→ **EXERCISE INPUTS**
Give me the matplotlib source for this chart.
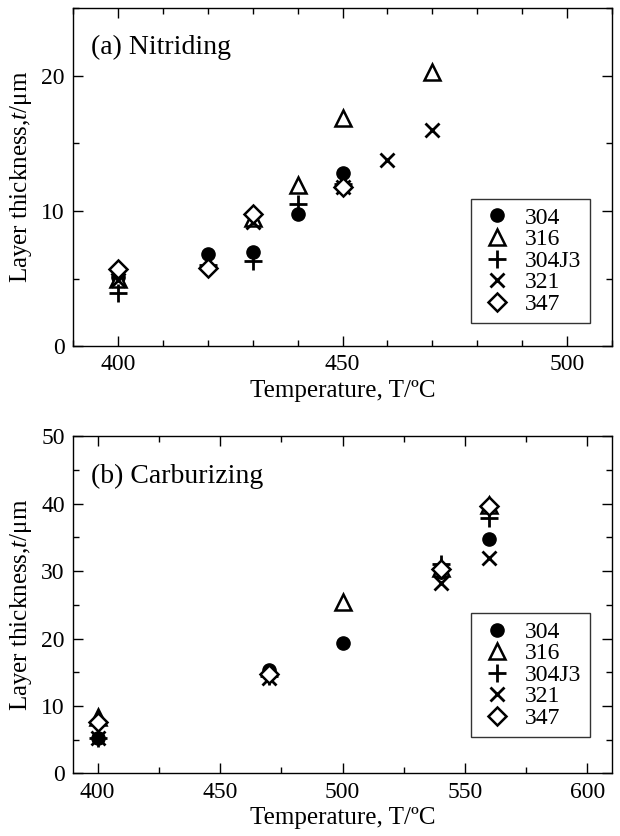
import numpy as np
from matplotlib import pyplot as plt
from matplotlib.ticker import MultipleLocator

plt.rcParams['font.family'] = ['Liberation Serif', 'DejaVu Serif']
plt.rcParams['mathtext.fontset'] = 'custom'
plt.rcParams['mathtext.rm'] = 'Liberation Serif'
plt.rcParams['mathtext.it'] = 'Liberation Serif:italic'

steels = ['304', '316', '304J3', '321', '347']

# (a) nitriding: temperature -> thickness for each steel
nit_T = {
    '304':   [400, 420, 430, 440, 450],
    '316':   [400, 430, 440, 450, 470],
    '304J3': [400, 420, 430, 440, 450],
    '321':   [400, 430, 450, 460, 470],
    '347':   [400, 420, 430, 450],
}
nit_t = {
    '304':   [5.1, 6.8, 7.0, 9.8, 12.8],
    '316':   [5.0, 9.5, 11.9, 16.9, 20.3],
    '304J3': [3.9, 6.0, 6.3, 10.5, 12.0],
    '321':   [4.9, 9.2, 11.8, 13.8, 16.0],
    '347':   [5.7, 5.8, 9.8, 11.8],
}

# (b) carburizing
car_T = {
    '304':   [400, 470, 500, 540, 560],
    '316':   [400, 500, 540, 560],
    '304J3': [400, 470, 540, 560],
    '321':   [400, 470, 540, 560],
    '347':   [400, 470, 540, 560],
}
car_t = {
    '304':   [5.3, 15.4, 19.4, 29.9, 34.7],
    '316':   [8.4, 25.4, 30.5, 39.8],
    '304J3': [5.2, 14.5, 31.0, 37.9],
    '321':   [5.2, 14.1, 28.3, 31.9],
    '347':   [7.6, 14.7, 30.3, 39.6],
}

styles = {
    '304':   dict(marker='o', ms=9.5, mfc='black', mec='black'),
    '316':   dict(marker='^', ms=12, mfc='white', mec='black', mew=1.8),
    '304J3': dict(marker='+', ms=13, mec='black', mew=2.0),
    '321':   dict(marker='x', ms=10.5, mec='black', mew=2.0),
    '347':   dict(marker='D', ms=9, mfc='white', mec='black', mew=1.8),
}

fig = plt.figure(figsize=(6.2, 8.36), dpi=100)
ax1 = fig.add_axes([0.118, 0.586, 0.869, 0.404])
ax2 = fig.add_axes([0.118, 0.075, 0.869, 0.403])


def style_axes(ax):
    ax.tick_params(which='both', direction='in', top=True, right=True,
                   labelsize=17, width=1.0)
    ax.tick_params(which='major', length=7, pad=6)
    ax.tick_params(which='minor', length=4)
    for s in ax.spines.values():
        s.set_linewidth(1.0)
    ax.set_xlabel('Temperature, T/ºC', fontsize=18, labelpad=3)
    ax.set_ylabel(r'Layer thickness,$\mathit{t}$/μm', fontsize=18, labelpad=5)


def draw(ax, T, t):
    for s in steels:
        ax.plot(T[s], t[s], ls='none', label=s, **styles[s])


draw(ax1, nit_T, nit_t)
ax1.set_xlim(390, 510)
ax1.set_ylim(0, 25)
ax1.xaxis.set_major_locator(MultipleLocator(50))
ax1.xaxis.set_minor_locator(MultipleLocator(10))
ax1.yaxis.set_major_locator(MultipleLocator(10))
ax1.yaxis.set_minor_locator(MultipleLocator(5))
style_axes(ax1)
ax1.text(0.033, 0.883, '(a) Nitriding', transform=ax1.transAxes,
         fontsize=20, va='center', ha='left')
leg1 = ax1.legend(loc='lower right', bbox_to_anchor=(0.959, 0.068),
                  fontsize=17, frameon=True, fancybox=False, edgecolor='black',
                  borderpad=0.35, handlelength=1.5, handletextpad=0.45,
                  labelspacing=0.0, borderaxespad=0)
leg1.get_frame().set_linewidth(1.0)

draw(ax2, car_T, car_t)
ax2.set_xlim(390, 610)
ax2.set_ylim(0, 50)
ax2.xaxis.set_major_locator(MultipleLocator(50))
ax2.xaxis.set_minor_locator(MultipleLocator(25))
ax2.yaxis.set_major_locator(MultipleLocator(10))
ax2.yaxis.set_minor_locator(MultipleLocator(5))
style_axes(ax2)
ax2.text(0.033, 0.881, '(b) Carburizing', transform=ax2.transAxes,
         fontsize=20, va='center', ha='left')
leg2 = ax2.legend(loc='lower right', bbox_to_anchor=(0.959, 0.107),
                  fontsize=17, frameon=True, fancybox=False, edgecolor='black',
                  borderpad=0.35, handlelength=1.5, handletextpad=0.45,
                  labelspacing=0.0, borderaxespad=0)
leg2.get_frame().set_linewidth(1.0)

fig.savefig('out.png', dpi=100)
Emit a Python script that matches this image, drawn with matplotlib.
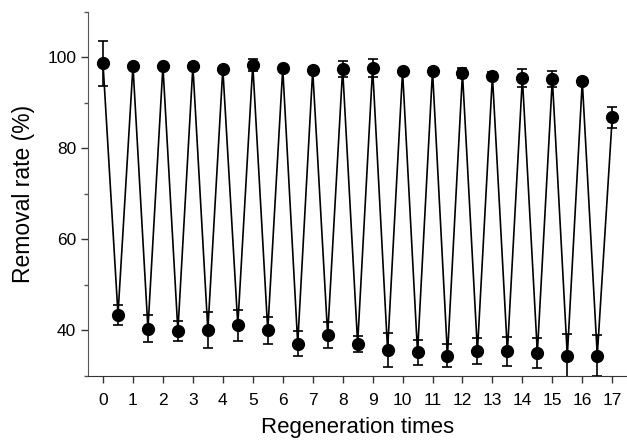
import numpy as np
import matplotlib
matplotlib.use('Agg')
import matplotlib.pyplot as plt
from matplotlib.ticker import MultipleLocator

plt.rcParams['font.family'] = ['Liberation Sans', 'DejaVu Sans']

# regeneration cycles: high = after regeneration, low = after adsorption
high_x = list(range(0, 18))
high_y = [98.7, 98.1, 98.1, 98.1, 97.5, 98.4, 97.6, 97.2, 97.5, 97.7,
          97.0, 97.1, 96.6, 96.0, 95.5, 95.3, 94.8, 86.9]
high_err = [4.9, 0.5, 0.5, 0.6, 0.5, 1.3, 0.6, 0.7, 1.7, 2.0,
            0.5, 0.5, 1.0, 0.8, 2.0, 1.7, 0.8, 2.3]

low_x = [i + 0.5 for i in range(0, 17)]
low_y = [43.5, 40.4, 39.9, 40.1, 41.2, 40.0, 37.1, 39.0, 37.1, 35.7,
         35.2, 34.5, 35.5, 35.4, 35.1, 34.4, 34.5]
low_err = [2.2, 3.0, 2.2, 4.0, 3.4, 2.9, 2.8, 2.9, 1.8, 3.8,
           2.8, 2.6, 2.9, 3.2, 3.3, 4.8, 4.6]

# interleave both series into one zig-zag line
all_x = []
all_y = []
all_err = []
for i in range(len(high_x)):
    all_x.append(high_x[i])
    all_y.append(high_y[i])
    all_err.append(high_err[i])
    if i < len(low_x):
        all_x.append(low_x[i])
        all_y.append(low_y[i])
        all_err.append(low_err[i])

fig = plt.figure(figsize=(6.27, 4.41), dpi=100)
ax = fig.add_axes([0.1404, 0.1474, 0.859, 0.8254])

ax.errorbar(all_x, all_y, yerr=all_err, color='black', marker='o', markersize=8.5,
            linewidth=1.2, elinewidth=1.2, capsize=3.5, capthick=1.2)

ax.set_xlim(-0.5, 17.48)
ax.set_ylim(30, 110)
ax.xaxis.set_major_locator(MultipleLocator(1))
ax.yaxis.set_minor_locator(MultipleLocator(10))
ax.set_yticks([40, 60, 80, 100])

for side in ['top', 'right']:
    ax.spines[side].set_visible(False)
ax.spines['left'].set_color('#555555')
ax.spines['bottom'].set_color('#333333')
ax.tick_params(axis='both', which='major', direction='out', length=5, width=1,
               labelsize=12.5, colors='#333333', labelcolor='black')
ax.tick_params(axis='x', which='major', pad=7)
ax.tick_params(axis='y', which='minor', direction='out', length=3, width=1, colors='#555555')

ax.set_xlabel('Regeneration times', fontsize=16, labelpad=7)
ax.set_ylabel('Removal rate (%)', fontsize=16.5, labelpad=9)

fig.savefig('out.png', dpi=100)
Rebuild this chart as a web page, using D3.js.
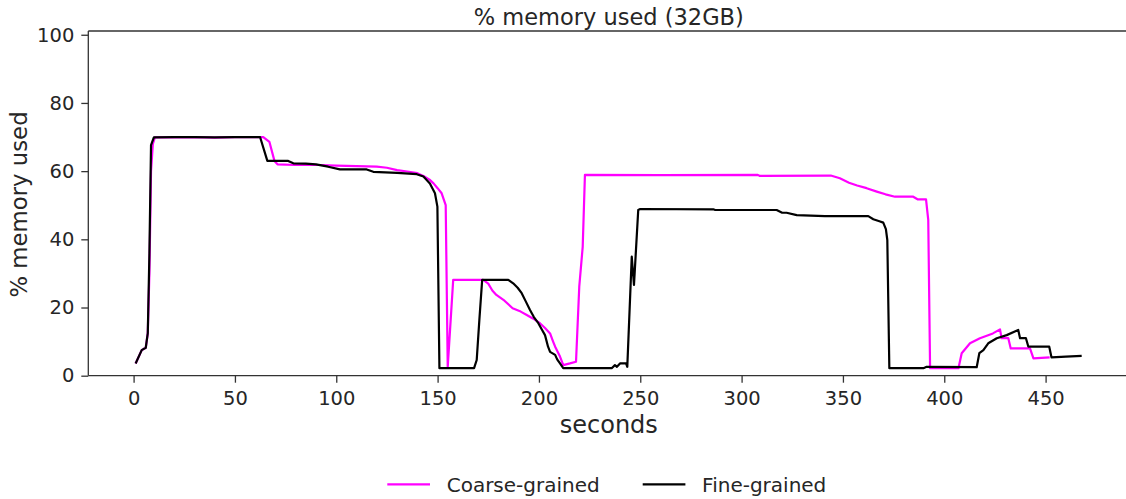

→ **GIVEN REQUEST**
Begin with the first line of the records and repeat every line up to the one with "ax2 = fig.add_axes([0.118, 0.075, 0.869, 0.403])", counting that line too. Pictures are not part of the copy.

→ **FINISHED TASK**
Give me the matplotlib source for this chart.
import numpy as np
from matplotlib import pyplot as plt
from matplotlib.ticker import MultipleLocator

plt.rcParams['font.family'] = ['Liberation Serif', 'DejaVu Serif']
plt.rcParams['mathtext.fontset'] = 'custom'
plt.rcParams['mathtext.rm'] = 'Liberation Serif'
plt.rcParams['mathtext.it'] = 'Liberation Serif:italic'

steels = ['304', '316', '304J3', '321', '347']

# (a) nitriding: temperature -> thickness for each steel
nit_T = {
    '304':   [400, 420, 430, 440, 450],
    '316':   [400, 430, 440, 450, 470],
    '304J3': [400, 420, 430, 440, 450],
    '321':   [400, 430, 450, 460, 470],
    '347':   [400, 420, 430, 450],
}
nit_t = {
    '304':   [5.1, 6.8, 7.0, 9.8, 12.8],
    '316':   [5.0, 9.5, 11.9, 16.9, 20.3],
    '304J3': [3.9, 6.0, 6.3, 10.5, 12.0],
    '321':   [4.9, 9.2, 11.8, 13.8, 16.0],
    '347':   [5.7, 5.8, 9.8, 11.8],
}

# (b) carburizing
car_T = {
    '304':   [400, 470, 500, 540, 560],
    '316':   [400, 500, 540, 560],
    '304J3': [400, 470, 540, 560],
    '321':   [400, 470, 540, 560],
    '347':   [400, 470, 540, 560],
}
car_t = {
    '304':   [5.3, 15.4, 19.4, 29.9, 34.7],
    '316':   [8.4, 25.4, 30.5, 39.8],
    '304J3': [5.2, 14.5, 31.0, 37.9],
    '321':   [5.2, 14.1, 28.3, 31.9],
    '347':   [7.6, 14.7, 30.3, 39.6],
}

styles = {
    '304':   dict(marker='o', ms=9.5, mfc='black', mec='black'),
    '316':   dict(marker='^', ms=12, mfc='white', mec='black', mew=1.8),
    '304J3': dict(marker='+', ms=13, mec='black', mew=2.0),
    '321':   dict(marker='x', ms=10.5, mec='black', mew=2.0),
    '347':   dict(marker='D', ms=9, mfc='white', mec='black', mew=1.8),
}

fig = plt.figure(figsize=(6.2, 8.36), dpi=100)
ax1 = fig.add_axes([0.118, 0.586, 0.869, 0.404])
ax2 = fig.add_axes([0.118, 0.075, 0.869, 0.403])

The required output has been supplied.